The only proper way to use a dummy variable in regression is as a binary yes/no indicator-- and even then it introduces much source of error. For example, a researcher studying life expectancy in Kansas might make a dummy variable of "is there a war happening" with yes/no options (usually represented by one or zero, like in computer programming). But that is irrelevant because you can't really define "war" in a context like this, and it would be far less of an indicator than the number of Kansans present in the military at any given time.

Returning the education example, one could create a dummy variable for "master's degree" that is yes or no (1, 0). But those with Master's degrees had to get Bachelor's degrees, too-- which means that every "1" for Master's should also have a "1" for Bachelor's. Meaning you have massive collinearity in the variables if you do it this way.

Because of these dummy variables, the numerical precision of the regression is certainly wrong.

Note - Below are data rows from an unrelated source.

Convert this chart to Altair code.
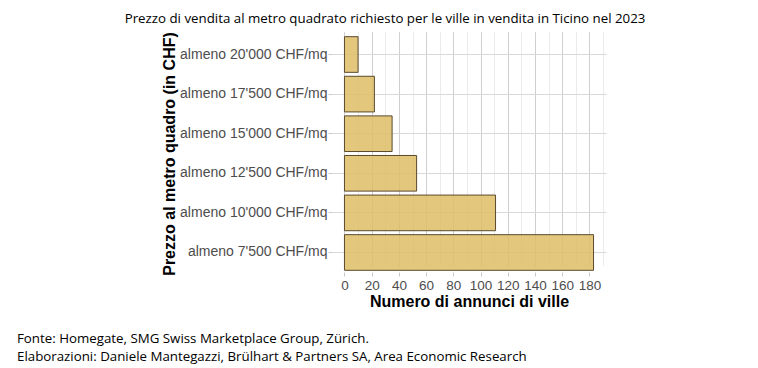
import altair as alt
import pandas as pd

categories = [
    "almeno 20'000 CHF/mq",
    "almeno 17'500 CHF/mq",
    "almeno 15'000 CHF/mq",
    "almeno 12'500 CHF/mq",
    "almeno 10'000 CHF/mq",
    "almeno 7'500 CHF/mq",
]
counts = [10, 22, 35, 53, 111, 183]
x_ticks = [0, 10, 20, 30, 40, 50, 60, 70, 80, 90, 100, 110, 120, 130, 140, 150, 160, 170, 180, 190]

title_text = "Prezzo di vendita al metro quadrato richiesto per le ville in vendita in Ticino nel 2023"
footer_lines = [
    "Fonte: Homegate, SMG Swiss Marketplace Group, Zürich.",
    "Elaborazioni: Daniele Mantegazzi, Brülhart & Partners SA, Area Economic Research",
]

df = pd.DataFrame({"cat": categories, "n": counts})

major = "datum.value % 20 === 0"

bars = alt.Chart(df).mark_bar(
    fill="#debd66", fillOpacity=0.85, stroke="#5a4a2c", strokeWidth=1
).encode(
    x=alt.X(
        "n:Q",
        scale=alt.Scale(domain=[-9.15, 192.15], nice=False, zero=False),
        axis=alt.Axis(
            values=x_ticks,
            title="Numero di annunci di ville",
            labelExpr="datum.value % 20 === 0 ? datum.label : ''",
            gridColor=alt.condition(major, alt.value("#cfcfcf"), alt.value("#ebebeb")),
            tickOpacity=alt.condition(major, alt.value(1), alt.value(0)),
            tickColor="#c8c8c8",
            tickSize=4,
            domain=False,
            labelFont="Liberation Sans",
            labelFontSize=13.5,
            labelColor="#4d4d4d",
            labelPadding=2,
            labelFlush=False,
            labelOverlap=False,
            titleFont="Liberation Sans",
            titleFontSize=16,
            titleFontWeight="bold",
            titleColor="#000000",
            titlePadding=2,
        ),
    ),
    y=alt.Y(
        "cat:N",
        sort=categories,
        scale=alt.Scale(range=[6.7, 240.3], paddingInner=0.1, paddingOuter=0),
        axis=alt.Axis(
            title="Prezzo al metro quadro (in CHF)",
            grid=True,
            gridColor="#d9d9d9",
            bandPosition=0.5,
            tickColor="#c8c8c8",
            tickSize=4,
            domain=False,
            labelFont="Liberation Sans",
            labelFontSize=14,
            labelColor="#4d4d4d",
            labelPadding=1,
            titleFont="Liberation Sans",
            titleFontSize=16,
            titleFontWeight="bold",
            titleColor="#000000",
            titlePadding=2,
        ),
    ),
)

title_layer = alt.Chart(pd.DataFrame({"t": [title_text]})).mark_text(
    font="Open Sans", fontSize=13.3, color="#000000", align="center", baseline="top"
).encode(x=alt.value(53), y=alt.value(-18), text="t:N")

foot1 = alt.Chart(pd.DataFrame({"t": [footer_lines[0]]})).mark_text(
    font="Open Sans", fontSize=13.3, color="#000000", align="left", baseline="middle"
).encode(x=alt.value(-315), y=alt.value(309), text="t:N")
foot2 = alt.Chart(pd.DataFrame({"t": [footer_lines[1]]})).mark_text(
    font="Open Sans", fontSize=13.3, color="#000000", align="left", baseline="middle"
).encode(x=alt.value(-315), y=alt.value(327), text="t:N")

chart = alt.layer(bars, title_layer, foot1, foot2).properties(
    width=274,
    height=242,
    padding={"left": 324, "top": 22, "right": 144, "bottom": 96},
    autosize=alt.AutoSizeParams(type="none"),
    background="#ffffff",
).configure_view(stroke=None)

chart.save("out.html", embed_options={"renderer": "svg", "actions": False})
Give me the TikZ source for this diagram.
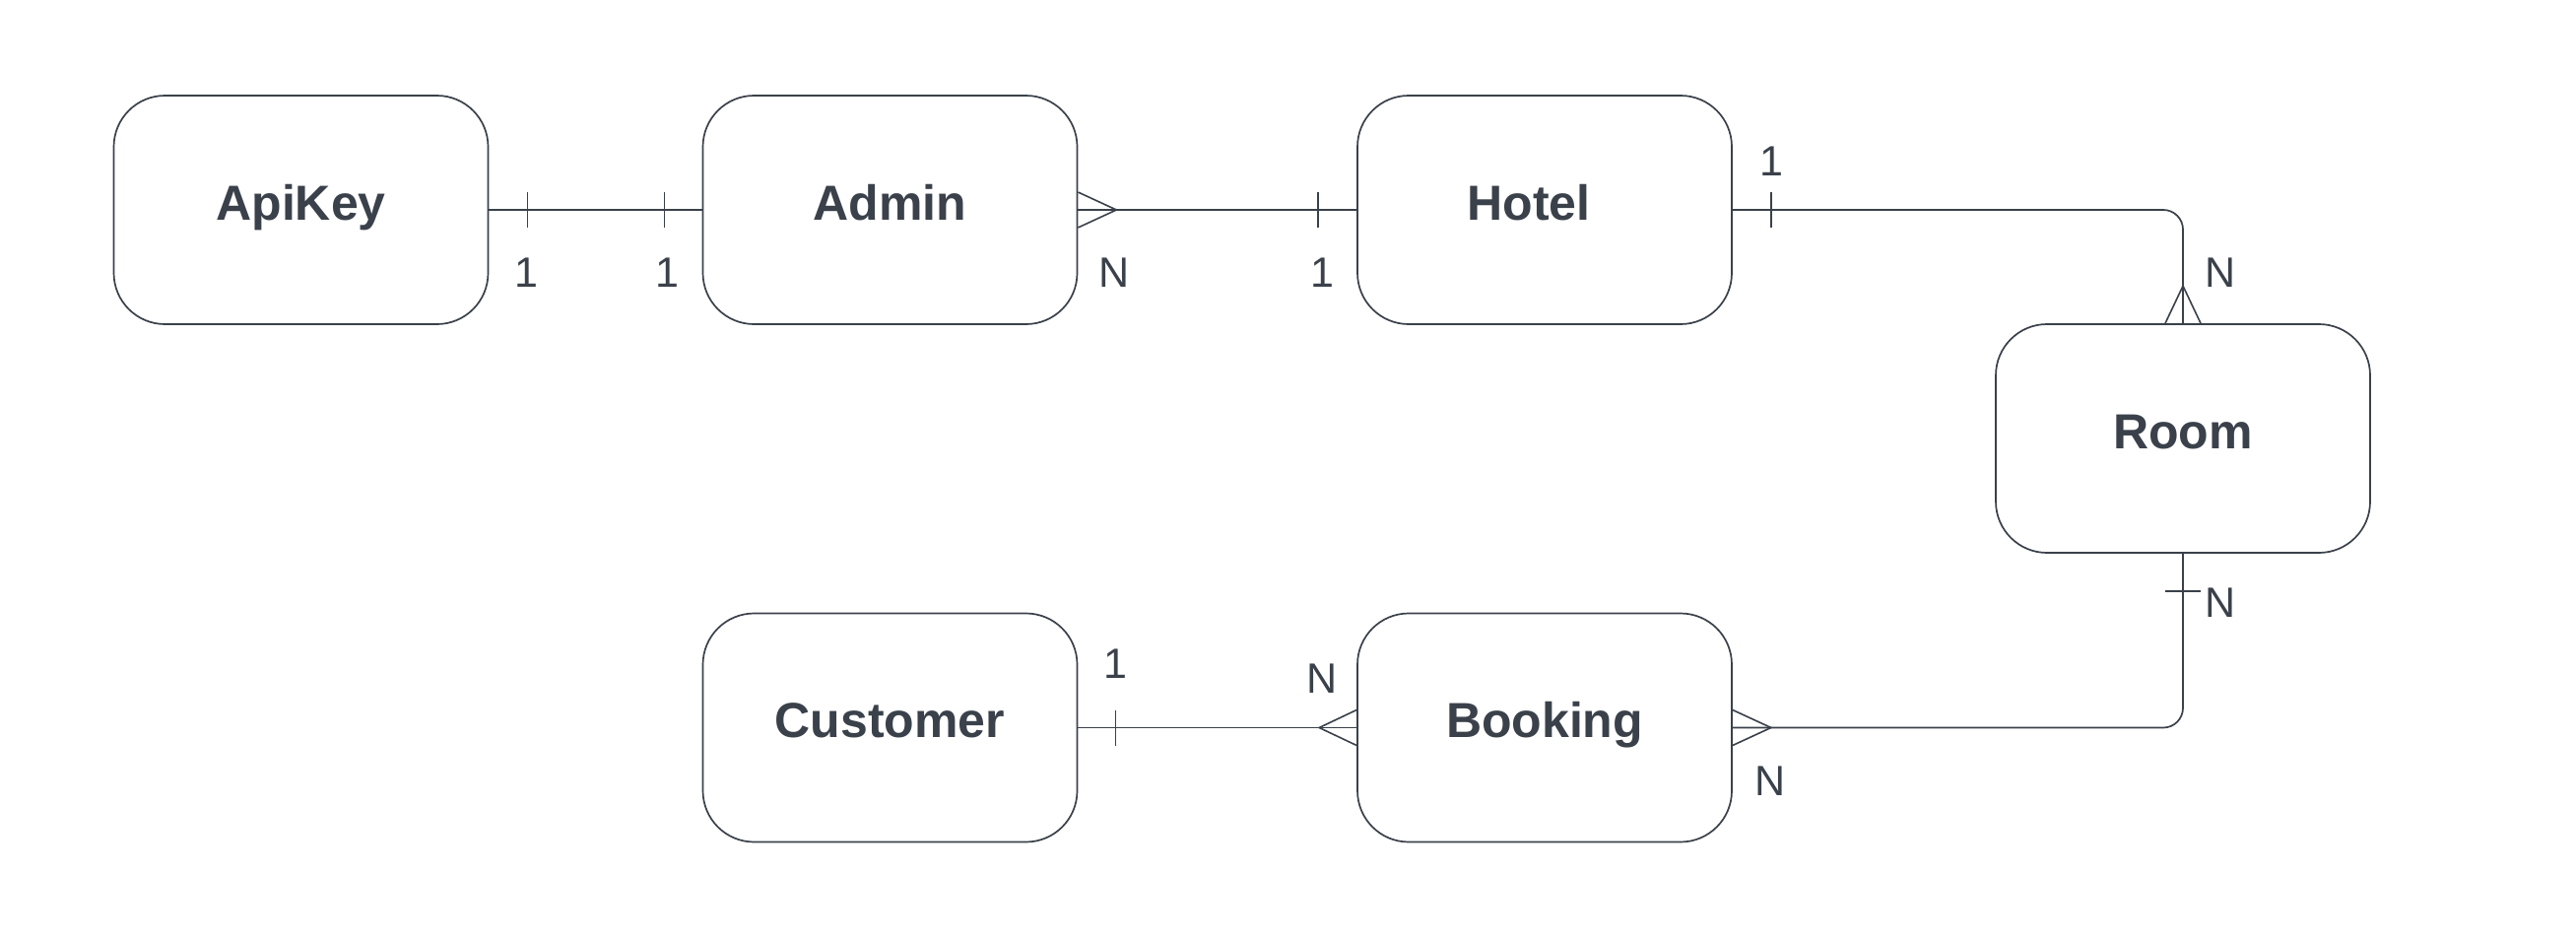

Moreover, the authors make the absurd assumptions that everything (except unionization rates) were the same in 1979. This is where taking techniques from the hard sciences and employing them in social science leads to junk.

Note also how we get certain factors to be lagged, squared, and such. There's no discussion of why lagging one year-- instead of three or not at all-- is the right amount. Nore is there any argument as to why certain factors should be squared.

In hard sciences, such lagging and squaring is very common, but it is completely justifiable. For example, science empirically proved long ago that aerodynamic drag is proportional to the cube of speed. So it would be appropriate to use "speed cubed" in a regression of factors that determine aerodynamic drag.

Not so with using "potential experience squared." What is "potential experience"? Why is it appropriate to square it?

To me, this suggests model "tuning" or "p-hacking" as the video above describes. The authors massaged their model until it supported (albeit very weakly) the headline case they wanted to argue: the unions help EVERYONE, even the non-union worker.